Paget has well captured Avice's tranquility with Jocelyn--she is obviously not emotionally moved by him in the least. Paget has captured neither her commonness (as reflected in her spoken diction and grammar) nor the beauty that Jocelyn finds mystical; nevertheless, he shows that she is not as refined and well-read as her mother by the plainness of her costume. Increasingly, her cheekiness is represented by her "little hat with its bunch of cock's feathers (p. 547), which Paget employs as a continuing feature of her illustrations of the second Avice after Jocelyn's initial lamp-lit encounter with her. Avice II is, however, as demure and sylph-like as Hardy describes her being on the beach, drying her laundry, her purple cotton frock with little black crape bows, signifying mourning, on the cuffs. However, Paget gives us the merest glimpse of those pink, perfectly proportioned forearms, whereas Hardy's text exposes the dimples on her elbows and her "shapely pink arms" (577), words which directly reflect Jocelyn's appraisal of her youthful beauty.
References
Buck, Anne. Victorian Costume and Costume Accessories. London: Herbert Jenkins, 1961.

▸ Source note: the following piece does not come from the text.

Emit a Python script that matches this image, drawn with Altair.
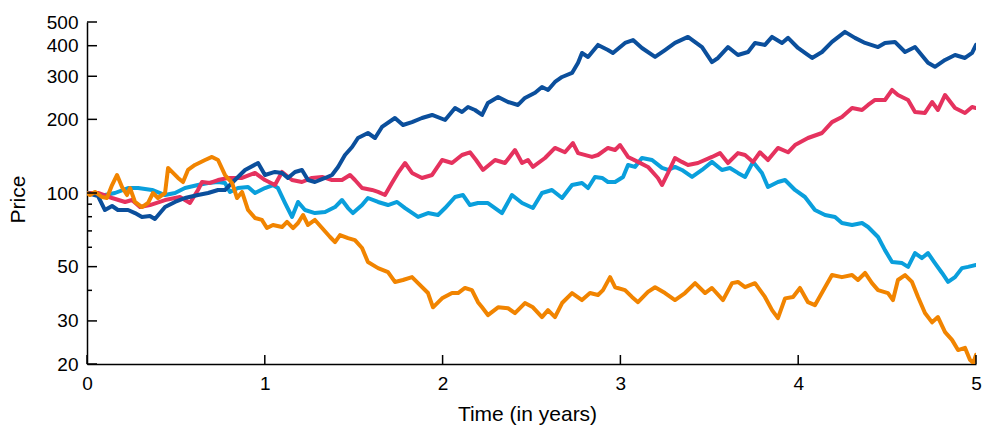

Cunnington, C. Willet, and Phyllis Cunnington. Handbook of English Costume in the Nineteenth Century. Boston: Plays Inc., 1970.
Hardy, Thomas. The Pursuit of the Well-Beloved: A Sketch of a Temperament. The Illustrated London News, 8 October--17 December, 1892. Pp. 426-775.
Hardy, Thomas. The Well-Beloved with The Pursuit of the Well-Beloved (1892). Ware, Hertfordshire: Wordsworth Classics, 2000.
Jackson, Arlene M. Illustration and the Novels of Thomas Hardy. Totowa, NJ: Rowman and Littlefield, 1981.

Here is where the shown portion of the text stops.